To mark the 137th anniversary of Clarence Elliott’s birthday, the botantist and famous explorer responsible for bringing golden yolks to the UK, we share his remarkable story – the name behind the crown.

It starts in 1928, when Clarence Elliott arrived in Stow-on-the-Wold in Gloucestershire after his epic journey from Patagonia. Stowed in the ships hold was a very extraordinary cargo, a giant, 100 year old Galapagos tortoise, two pygmy deer, a number of edible frogs, some exquisite alpine flowers from the foothills of the Andes – and three Araucana hens, laying pastel-coloured eggs.

90 years later, Clarence’s three Araucana hens have yet a more enduring legacy. Sent to Cambridge University, these rare birds were crossbred to create generations of pedigree hens that to this day lay beautiful, colourful, hard-shelled eggs with the deepest golden yolks and rich, superior flavour.

Sporting the distinctive ‘muffs’ and ‘crests’ of their earlier South American relatives, Clarence’s three birds became the foundation of our premium collection, which is loved by so many top chefs, home cooks and foodies today – just as they were all those decades ago.

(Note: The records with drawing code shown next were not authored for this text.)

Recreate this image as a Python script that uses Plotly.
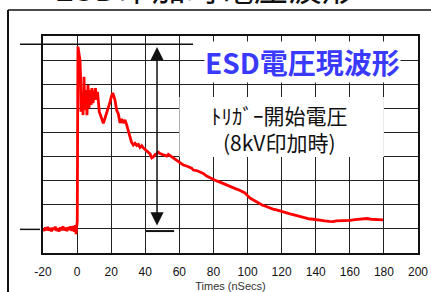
import plotly.graph_objects as go

# ---- data (time in ns, level in grid divisions) ----
t_ns = [-20, -19.3, -18.6, -18, -17.2, -16.5, -15.8, -15, -14.3, -13.5, -12.8, -12, -11.3, -10.5,
        -9.8, -9, -8.3, -7.5, -6.8, -6, -5.3, -4.5, -3.8, -3, -2.3, -1.6, -1.0, -0.6, -0.3,
        0.1, 0.5, 1.2, 1.7, 2.0, 2.3, 2.9, 3.5, 4.05, 4.6, 5.2, 5.8, 6.4, 7.0, 7.6, 8.2, 8.7, 9.3,
        10.2, 10.8, 11.4, 12.0, 13.0, 14.0, 15.4, 16.4, 17.4, 18.4, 19.3, 20.2, 20.9, 21.7, 22.2,
        23.2, 24.2, 25.2, 26.1, 27.1, 28.1, 29.1, 29.9, 31.0, 31.9, 33.0, 34.0, 35.0, 36.0, 36.9,
        37.9, 38.8, 39.8, 40.8, 41.8, 42.8, 43.8, 44.7, 45.7, 46.7, 47.6, 48.6, 50.6, 52.6, 53.5,
        54.5, 55.5, 56.4, 57.4, 58.4, 59.4, 60.4, 61.3, 62.3, 64.2, 66.2, 67.2, 68.2, 70.1, 72.1,
        74.0, 76.0, 78.0, 79.9, 81.9, 83.8, 85.6, 87.4, 89.5, 91.5, 93.2, 95.0, 96.8, 98.5, 100.0,
        101.4, 102.9, 104.4, 105.8, 107.3, 108.8, 110.2, 112.5, 114.9, 117.0, 119.0, 122.0, 124.9,
        127.8, 130.8, 133.7, 136.6, 138.6, 140.7, 143.0, 145.4, 147.8, 150.1, 152.1, 154.2, 157.1,
        160.1, 163.0, 166.0, 168.0, 170.1, 172.5, 174.8, 177.1, 179.5]
level = [0.02, -0.08, 0.06, -0.05, 0.08, -0.07, 0.03, -0.1, 0.05, -0.04, 0.09, -0.08, 0.02, -0.1,
         0.06, -0.05, 0.1, -0.06, 0.04, -0.09, 0.07, -0.04, 0.1, -0.08, 0.12, -0.12, 0.15, -0.22, 0.05,
         0.3, 7.56, 7.3, 7.0, 6.38, 4.86, 5.55, 4.72, 6.31, 4.93, 5.76, 4.72, 5.97, 5.01, 5.76, 5.14, 5.84, 5.22,
         5.55, 5.84, 5.35, 5.68, 4.86, 4.64, 4.38, 4.6, 4.81, 5.01, 5.26, 5.51, 5.64, 5.47, 5.35,
         4.93, 4.77, 4.39, 4.56, 4.39, 4.52, 4.31, 4.1, 3.73, 3.6, 3.48, 3.55, 3.46, 3.5, 3.38,
         3.45, 3.36, 3.3, 3.23, 3.16, 3.11, 2.94, 2.98, 3.08, 3.11, 3.18, 3.13, 3.07, 3.02, 3.09,
         3.04, 2.99, 2.94, 2.9, 2.86, 2.79, 2.73, 2.7, 2.65, 2.61, 2.57, 2.52, 2.44, 2.42, 2.36,
         2.3, 2.19, 2.12, 2.03, 1.99, 1.94, 1.88, 1.82, 1.78, 1.70, 1.66, 1.61, 1.56, 1.49, 1.38,
         1.28, 1.22, 1.16, 1.08, 1.03, 0.98, 0.95, 0.88, 0.82, 0.79, 0.74, 0.67, 0.62,
         0.57, 0.51, 0.46, 0.41, 0.40, 0.37, 0.35, 0.33, 0.31, 0.30, 0.33, 0.33, 0.35,
         0.35, 0.38, 0.39, 0.41, 0.43, 0.40, 0.39, 0.36, 0.37]

x_ticks = [-20, 0, 20, 40, 60, 80, 100, 120, 140, 160, 180, 200]
x_range = [-20, 200]
y_range = [-1, 8]

title_text = "ESD印加時電圧波形"
label_blue = "ESD電圧現波形"
label_trigger = "ﾄﾘｶﾞｰ開始電圧<br>(8kV印加時)"

peak_level = 7.656   # reference line at the top
base_level = -0.02   # reference line at the bottom
arrow_x = 46.9

def xp(x):
    return (x - x_range[0]) / (x_range[1] - x_range[0])

def yp(v):
    return (v - y_range[0]) / (y_range[1] - y_range[0])

fig = go.Figure()
fig.add_trace(go.Scatter(x=t_ns, y=level, mode="lines",
                         line=dict(color="#ff0000", width=2.8), hoverinfo="skip"))

W, H = 431, 292
ML, MR, MT, MB = 43, 13, 36, 39
PW, PH = W - ML - MR, H - MT - MB

def px2paper_x(px):
    return (px - ML) / PW

def py2paper_y(py):
    return (H - MB - py) / PH

shapes = [
    # outer frame
    dict(type="line", xref="paper", yref="paper", x0=px2paper_x(8), x1=px2paper_x(8),
         y0=py2paper_y(10), y1=py2paper_y(300), line=dict(color="#111", width=2)),
    dict(type="line", xref="paper", yref="paper", x0=px2paper_x(8), x1=px2paper_x(440),
         y0=py2paper_y(10), y1=py2paper_y(10), line=dict(color="#111", width=1.5)),
    # white box behind the trigger text
    dict(type="rect", xref="x", yref="y", x0=60, x1=180, y0=2.98, y1=5.47,
         fillcolor="white", line=dict(width=0), layer="above"),
    # top reference line
    dict(type="line", xref="paper", yref="paper", x0=px2paper_x(20), x1=xp(68.0),
         y0=yp(peak_level), y1=yp(peak_level), line=dict(color="#111", width=1.5)),
    # bottom-left reference line
    dict(type="line", xref="paper", yref="paper", x0=px2paper_x(20), x1=px2paper_x(40),
         y0=yp(base_level), y1=yp(base_level), line=dict(color="#111", width=1.5)),
    # bottom reference segment
    dict(type="line", xref="x", yref="y", x0=40.4, x1=56.9, y0=-0.09, y1=-0.09,
         line=dict(color="#111", width=2)),
]

annotations = [
    dict(text=title_text, xref="paper", yref="paper", x=px2paper_x(205), y=py2paper_y(-14),
         showarrow=False, font=dict(family="Noto Sans CJK JP", size=34, color="#111"),
         xanchor="center", yanchor="middle"),
    dict(text=label_blue, xref="x", yref="y", x=132.5, y=6.92, showarrow=False,
         font=dict(family="Noto Sans CJK JP", size=28, color="#3a3aff", weight="bold"),
         bgcolor="white", borderpad=0, xanchor="center", yanchor="middle"),
    dict(text=label_trigger, xref="x", yref="y", x=119.0, y=4.18, showarrow=False,
         font=dict(family="Noto Sans CJK JP", size=21, color="#111"),
         xanchor="center", yanchor="middle"),
    # double-headed arrow
    dict(text="", xref="x", yref="y", axref="x", ayref="y", x=arrow_x, y=7.54,
         ax=arrow_x, ay=0.08, showarrow=True, arrowhead=2, startarrowhead=2,
         arrowside="end+start", arrowsize=1.75, startarrowsize=1.75, arrowwidth=1.5,
         arrowcolor="#111", standoff=0, startstandoff=0),
]

fig.update_layout(
    width=W, height=H,
    margin=dict(l=ML, r=MR, t=MT, b=MB, autoexpand=False),
    paper_bgcolor="white", plot_bgcolor="white",
    showlegend=False,
    shapes=shapes, annotations=annotations,
    xaxis=dict(range=x_range, tickmode="array", tickvals=x_ticks,
               ticktext=[str(v) for v in x_ticks], automargin=False,
               showgrid=True, gridcolor="#222", gridwidth=1, zeroline=False,
               showline=True, linecolor="#111", linewidth=2, mirror=True,
               ticks="", ticklabelstandoff=7,
               tickfont=dict(family="Liberation Sans", size=12, color="#111"),
               title=dict(text="Times (nSecs)", standoff=10,
                          font=dict(family="Liberation Sans", size=11, color="#333"))),
    yaxis=dict(range=y_range, dtick=1, tick0=-1, showticklabels=False, automargin=False,
               showgrid=True, gridcolor="#222", gridwidth=1, zeroline=False,
               showline=True, linecolor="#111", linewidth=2, mirror=True, ticks=""),
)

fig.write_html("out.html", config={"displayModeBar": False},
               post_script="document.body.style.margin='0';document.body.style.overflow='hidden';")
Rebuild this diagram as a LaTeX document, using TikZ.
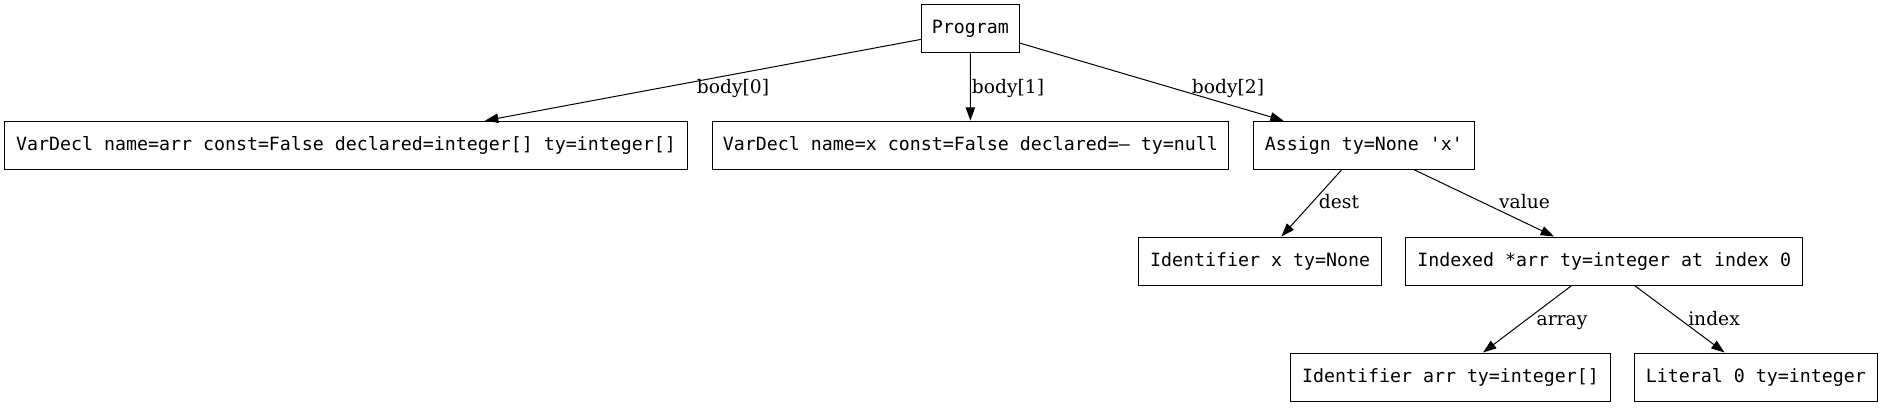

Stars in their own right, one can only imagine the thoughts of Clarence had he known the influence of his three Araucana hens 90 years on… we say he’d be delighted!

Clarence Elliott
Pictured is Clarence Elliott, taken in 1927 by his father John Elliott and uncle Clarence Fry, portrait photographers ‘Elliott & Fry’ during the 19th century. A famed horticulturist who specialised in alpine plants, he is remembered today by his grandchildren as we see pictured – always dressed in a three piece suit with a pipe in hand!